*INPUT DATA*:
☆ ☆ ☆ ☆ ☆

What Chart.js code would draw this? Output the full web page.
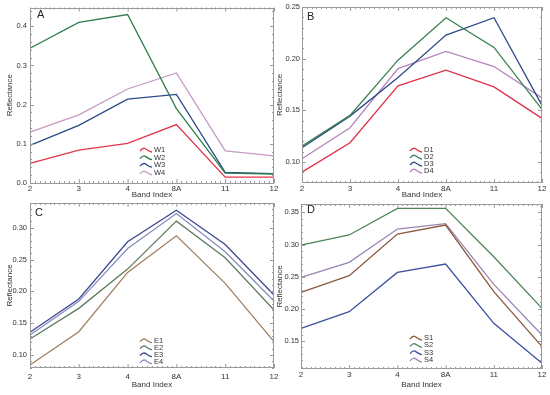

☆ ☆ ☆ ☆ ☆

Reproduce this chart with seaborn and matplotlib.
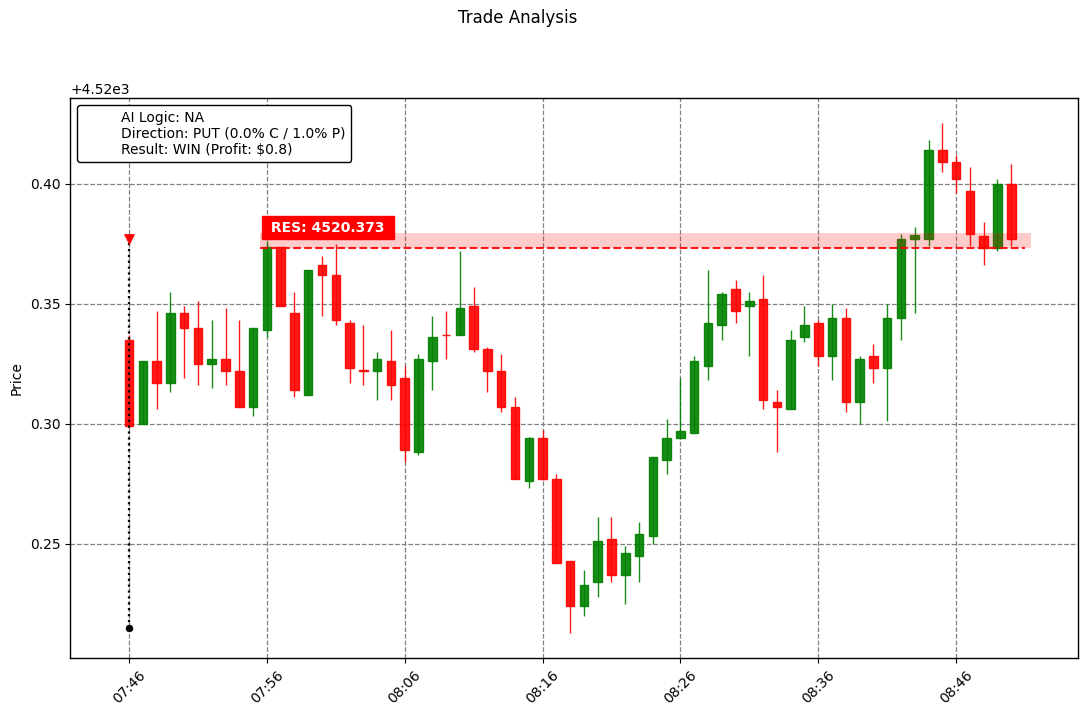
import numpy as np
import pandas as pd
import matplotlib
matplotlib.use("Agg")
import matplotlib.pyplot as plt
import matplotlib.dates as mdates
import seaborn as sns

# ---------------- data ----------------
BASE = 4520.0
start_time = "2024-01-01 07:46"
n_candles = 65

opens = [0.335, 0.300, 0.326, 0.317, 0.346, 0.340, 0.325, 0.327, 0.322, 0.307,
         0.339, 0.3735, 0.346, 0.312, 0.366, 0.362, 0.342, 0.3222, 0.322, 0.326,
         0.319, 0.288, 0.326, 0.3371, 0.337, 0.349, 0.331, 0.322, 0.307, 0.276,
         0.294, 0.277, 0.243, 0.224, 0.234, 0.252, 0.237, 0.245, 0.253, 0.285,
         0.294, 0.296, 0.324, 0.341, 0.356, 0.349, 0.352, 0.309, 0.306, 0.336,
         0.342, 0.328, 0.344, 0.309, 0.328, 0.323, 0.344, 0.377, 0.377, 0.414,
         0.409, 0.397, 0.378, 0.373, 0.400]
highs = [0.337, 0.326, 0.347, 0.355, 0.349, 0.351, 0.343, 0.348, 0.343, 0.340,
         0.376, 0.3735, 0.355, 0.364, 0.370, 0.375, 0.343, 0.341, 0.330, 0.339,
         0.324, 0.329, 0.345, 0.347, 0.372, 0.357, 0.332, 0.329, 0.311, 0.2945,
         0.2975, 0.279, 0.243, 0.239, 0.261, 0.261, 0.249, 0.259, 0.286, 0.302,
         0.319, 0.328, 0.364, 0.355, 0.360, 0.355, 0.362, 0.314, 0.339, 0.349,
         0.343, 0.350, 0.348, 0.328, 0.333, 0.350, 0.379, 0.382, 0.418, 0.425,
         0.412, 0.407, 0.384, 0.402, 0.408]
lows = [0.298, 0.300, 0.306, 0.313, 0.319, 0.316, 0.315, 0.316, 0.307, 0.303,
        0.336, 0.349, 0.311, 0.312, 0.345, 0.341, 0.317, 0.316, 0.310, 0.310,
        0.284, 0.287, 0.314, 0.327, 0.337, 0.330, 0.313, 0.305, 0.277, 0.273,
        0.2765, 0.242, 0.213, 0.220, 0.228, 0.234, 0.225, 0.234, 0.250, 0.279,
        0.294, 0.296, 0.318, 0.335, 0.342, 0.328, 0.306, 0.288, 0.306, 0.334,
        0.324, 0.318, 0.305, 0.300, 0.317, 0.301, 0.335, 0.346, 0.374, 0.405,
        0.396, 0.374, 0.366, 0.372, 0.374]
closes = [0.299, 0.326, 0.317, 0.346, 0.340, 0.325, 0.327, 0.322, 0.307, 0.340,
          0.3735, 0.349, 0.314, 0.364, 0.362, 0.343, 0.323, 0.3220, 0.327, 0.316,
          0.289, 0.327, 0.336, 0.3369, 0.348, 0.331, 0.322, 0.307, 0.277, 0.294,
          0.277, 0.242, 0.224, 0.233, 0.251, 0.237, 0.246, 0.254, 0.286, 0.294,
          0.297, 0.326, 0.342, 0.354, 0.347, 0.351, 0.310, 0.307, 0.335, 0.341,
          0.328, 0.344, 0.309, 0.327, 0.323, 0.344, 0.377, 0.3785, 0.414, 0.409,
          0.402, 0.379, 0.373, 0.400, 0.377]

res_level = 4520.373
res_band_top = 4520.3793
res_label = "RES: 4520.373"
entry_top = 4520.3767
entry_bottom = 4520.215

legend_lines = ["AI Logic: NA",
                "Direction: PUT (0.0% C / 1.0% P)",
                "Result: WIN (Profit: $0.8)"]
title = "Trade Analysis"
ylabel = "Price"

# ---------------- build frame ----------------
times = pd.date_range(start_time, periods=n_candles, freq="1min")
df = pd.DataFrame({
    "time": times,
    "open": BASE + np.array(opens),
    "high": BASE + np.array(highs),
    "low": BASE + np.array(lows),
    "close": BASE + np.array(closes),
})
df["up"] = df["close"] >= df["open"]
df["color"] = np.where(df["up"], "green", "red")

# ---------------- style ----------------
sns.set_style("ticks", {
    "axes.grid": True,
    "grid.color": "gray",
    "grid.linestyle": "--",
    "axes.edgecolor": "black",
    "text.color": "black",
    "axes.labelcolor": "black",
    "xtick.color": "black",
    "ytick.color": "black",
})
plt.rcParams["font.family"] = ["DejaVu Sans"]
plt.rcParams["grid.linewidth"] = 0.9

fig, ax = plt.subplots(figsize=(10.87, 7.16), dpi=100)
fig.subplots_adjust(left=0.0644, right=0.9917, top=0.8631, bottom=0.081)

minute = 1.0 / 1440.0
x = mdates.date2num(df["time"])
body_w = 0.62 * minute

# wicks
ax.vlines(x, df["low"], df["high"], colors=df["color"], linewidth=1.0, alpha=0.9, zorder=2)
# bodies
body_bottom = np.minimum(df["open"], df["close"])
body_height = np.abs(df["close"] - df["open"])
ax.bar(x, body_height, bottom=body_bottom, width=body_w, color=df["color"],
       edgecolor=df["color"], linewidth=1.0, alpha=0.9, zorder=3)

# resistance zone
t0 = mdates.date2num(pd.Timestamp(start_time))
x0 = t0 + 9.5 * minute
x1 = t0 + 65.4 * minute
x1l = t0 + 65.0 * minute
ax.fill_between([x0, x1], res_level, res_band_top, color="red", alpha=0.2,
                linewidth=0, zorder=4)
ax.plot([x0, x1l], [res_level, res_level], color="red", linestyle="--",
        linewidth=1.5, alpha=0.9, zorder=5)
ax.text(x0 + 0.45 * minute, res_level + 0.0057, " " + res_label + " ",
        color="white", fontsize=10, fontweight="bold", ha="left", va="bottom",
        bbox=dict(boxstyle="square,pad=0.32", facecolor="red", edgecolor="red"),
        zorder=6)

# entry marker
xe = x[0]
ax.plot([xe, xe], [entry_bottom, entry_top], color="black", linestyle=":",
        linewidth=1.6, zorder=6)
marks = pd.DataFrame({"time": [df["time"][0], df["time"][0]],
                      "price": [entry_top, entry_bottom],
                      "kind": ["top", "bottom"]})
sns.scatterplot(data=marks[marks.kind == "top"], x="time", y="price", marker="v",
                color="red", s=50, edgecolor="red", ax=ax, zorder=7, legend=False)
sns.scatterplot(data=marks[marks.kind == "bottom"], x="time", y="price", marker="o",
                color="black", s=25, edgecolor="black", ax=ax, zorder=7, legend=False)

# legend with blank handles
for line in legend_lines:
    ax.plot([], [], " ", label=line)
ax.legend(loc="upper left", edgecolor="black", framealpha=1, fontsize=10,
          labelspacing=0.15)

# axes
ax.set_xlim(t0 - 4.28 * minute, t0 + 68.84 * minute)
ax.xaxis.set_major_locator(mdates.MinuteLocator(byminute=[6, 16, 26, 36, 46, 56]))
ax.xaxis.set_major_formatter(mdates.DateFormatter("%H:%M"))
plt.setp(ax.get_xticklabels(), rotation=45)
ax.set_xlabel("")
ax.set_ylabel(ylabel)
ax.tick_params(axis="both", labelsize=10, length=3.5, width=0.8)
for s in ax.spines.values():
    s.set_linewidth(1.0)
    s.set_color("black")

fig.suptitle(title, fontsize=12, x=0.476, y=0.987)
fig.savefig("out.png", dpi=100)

☆ ☆ ☆ ☆ ☆

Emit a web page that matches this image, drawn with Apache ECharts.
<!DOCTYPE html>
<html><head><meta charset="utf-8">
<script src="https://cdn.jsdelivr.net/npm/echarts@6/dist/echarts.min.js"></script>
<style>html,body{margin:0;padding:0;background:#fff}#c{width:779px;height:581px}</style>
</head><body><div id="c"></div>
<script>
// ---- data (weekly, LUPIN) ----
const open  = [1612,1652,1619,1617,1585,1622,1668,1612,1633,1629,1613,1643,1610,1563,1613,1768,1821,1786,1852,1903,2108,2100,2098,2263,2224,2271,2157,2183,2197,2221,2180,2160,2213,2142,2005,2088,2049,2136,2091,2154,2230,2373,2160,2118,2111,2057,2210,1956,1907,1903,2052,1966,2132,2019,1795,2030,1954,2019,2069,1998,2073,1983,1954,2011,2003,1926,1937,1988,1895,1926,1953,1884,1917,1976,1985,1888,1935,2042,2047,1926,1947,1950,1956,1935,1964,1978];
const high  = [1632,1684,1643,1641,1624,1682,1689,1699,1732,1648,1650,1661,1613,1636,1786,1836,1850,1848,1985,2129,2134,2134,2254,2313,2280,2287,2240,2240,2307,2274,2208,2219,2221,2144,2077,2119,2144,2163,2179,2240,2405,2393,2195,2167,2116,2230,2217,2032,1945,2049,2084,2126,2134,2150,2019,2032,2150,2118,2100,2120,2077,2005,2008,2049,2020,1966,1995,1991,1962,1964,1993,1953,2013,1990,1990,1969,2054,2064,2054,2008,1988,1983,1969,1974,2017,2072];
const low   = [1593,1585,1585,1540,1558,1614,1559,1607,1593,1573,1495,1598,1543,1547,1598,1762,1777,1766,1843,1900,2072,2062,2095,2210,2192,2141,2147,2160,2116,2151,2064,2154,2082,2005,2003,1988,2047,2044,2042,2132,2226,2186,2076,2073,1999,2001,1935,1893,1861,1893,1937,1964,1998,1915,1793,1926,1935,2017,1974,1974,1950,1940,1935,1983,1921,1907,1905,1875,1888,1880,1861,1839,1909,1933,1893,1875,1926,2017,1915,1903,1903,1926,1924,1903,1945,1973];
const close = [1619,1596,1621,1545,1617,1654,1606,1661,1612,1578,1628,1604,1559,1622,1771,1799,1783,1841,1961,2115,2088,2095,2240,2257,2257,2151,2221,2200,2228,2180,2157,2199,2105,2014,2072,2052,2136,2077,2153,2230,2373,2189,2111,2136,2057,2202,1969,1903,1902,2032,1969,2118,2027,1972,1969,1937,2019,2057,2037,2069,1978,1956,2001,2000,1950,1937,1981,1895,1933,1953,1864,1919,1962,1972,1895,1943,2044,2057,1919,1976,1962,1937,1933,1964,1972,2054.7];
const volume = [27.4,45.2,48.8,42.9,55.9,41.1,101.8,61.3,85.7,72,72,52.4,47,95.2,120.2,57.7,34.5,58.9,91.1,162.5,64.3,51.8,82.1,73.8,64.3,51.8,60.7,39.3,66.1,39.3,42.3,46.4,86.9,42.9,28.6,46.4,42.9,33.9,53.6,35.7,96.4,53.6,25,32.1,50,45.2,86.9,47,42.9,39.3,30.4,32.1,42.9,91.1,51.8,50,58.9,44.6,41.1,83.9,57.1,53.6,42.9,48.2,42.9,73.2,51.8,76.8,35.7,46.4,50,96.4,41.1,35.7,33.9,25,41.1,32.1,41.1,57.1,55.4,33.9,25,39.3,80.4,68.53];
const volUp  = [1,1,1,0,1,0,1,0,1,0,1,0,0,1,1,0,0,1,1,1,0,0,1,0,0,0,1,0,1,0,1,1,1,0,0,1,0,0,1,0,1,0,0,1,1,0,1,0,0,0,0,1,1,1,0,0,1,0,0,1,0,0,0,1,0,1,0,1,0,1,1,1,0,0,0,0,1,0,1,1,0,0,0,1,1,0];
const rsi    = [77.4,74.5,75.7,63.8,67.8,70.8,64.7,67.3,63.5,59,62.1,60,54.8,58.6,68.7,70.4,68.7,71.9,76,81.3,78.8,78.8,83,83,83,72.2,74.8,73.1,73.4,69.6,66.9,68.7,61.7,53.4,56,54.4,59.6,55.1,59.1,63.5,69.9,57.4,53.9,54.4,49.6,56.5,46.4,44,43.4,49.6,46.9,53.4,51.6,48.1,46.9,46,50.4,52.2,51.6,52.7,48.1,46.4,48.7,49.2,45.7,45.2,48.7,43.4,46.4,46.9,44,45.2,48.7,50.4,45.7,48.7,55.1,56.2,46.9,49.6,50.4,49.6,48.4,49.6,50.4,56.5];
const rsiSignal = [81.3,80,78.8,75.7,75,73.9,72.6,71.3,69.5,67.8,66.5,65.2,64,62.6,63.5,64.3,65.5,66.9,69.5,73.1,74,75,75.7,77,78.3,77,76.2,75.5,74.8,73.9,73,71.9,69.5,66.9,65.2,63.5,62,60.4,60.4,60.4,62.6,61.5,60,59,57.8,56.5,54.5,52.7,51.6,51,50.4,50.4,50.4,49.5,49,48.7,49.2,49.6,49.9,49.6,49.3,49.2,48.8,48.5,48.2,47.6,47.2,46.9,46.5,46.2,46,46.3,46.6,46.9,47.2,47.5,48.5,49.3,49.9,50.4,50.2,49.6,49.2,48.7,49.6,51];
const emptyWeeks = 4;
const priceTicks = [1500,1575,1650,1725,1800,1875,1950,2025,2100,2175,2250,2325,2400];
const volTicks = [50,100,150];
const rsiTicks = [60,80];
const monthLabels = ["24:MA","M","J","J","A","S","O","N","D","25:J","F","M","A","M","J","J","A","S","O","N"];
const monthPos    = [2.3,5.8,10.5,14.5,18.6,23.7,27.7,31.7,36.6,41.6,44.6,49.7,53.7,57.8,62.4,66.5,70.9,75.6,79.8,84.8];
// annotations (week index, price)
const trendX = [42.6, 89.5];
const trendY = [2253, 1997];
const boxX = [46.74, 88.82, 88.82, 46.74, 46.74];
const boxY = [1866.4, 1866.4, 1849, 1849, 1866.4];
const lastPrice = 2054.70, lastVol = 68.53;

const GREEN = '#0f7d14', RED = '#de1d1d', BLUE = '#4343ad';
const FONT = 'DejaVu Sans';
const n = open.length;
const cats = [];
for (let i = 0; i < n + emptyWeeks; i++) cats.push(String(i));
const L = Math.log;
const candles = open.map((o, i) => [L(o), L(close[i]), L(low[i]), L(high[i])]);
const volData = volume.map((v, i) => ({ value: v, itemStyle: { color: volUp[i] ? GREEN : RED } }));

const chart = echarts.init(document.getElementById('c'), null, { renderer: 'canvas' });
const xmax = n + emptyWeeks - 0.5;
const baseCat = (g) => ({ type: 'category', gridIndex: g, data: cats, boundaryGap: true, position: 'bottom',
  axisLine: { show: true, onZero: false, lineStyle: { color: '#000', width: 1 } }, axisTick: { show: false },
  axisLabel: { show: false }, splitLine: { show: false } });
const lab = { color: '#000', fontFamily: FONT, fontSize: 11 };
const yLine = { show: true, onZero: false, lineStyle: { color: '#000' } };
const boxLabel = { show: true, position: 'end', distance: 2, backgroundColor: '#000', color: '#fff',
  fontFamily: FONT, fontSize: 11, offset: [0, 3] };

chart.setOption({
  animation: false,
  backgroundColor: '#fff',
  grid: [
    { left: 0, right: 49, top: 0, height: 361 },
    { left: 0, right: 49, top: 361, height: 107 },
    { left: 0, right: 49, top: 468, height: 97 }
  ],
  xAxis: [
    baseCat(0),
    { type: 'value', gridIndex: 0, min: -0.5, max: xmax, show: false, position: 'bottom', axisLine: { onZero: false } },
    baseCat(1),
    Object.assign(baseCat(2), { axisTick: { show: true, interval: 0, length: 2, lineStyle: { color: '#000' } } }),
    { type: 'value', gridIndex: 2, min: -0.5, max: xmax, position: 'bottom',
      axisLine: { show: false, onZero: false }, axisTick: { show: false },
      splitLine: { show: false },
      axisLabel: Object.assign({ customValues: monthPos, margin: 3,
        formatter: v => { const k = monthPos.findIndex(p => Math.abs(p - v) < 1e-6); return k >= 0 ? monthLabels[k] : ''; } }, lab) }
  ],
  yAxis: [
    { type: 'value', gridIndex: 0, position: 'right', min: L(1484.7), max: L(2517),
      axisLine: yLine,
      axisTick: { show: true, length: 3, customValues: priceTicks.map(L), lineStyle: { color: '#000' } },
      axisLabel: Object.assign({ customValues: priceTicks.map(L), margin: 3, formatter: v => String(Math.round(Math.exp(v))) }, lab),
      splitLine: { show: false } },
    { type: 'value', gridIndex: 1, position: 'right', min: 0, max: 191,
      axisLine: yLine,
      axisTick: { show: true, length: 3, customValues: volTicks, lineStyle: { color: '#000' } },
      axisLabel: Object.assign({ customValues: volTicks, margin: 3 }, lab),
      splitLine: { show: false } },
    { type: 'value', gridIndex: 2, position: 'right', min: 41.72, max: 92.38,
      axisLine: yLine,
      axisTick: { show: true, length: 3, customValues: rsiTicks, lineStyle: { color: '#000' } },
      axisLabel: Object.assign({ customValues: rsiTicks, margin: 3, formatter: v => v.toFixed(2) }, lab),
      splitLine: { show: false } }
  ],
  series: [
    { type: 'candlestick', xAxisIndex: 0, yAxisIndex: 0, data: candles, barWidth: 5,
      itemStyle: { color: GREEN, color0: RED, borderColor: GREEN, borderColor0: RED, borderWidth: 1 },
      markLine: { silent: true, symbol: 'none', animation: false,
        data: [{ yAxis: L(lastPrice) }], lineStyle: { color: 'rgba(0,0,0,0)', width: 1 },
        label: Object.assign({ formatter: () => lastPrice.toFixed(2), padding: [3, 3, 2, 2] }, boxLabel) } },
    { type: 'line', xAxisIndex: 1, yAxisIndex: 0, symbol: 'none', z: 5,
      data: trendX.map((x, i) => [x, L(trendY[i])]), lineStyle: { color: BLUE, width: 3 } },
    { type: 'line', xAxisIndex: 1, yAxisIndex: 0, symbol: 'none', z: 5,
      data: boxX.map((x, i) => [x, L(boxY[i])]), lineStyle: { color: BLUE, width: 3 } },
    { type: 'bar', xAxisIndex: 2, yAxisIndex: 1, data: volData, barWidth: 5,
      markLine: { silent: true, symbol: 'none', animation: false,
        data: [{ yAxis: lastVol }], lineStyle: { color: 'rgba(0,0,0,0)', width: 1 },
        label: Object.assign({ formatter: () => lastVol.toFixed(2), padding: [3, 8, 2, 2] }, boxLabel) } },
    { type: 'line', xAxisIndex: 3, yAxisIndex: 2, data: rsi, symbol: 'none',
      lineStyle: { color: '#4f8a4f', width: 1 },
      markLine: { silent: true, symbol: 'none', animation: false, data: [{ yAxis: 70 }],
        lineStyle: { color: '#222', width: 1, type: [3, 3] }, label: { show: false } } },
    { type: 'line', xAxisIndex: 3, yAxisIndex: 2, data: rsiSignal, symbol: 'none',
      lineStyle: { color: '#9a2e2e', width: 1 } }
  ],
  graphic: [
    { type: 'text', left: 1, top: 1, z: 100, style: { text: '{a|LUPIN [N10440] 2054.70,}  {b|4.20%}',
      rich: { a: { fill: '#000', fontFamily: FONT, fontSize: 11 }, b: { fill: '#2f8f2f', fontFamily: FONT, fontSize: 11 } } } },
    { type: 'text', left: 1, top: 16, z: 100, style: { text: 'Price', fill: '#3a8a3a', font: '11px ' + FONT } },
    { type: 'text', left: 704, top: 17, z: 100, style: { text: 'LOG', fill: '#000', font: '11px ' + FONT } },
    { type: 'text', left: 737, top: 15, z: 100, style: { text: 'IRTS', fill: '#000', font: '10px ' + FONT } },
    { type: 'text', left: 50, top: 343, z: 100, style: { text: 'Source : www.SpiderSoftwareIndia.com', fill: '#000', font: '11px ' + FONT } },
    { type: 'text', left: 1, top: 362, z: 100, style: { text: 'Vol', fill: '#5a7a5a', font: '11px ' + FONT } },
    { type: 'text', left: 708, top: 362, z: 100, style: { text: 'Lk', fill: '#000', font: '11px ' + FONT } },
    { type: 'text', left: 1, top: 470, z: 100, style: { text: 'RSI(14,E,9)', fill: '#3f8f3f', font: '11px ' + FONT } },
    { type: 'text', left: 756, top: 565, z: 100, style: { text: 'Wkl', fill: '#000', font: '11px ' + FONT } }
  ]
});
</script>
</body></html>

☆ ☆ ☆ ☆ ☆

*WORK TO BE COMPLETED*: Copy all lines in the listing above where the string "this" appears.

*THE RESULT*:
What Chart.js code would draw this? Output the full web page.
Reproduce this chart with seaborn and matplotlib.
Emit a web page that matches this image, drawn with Apache ECharts.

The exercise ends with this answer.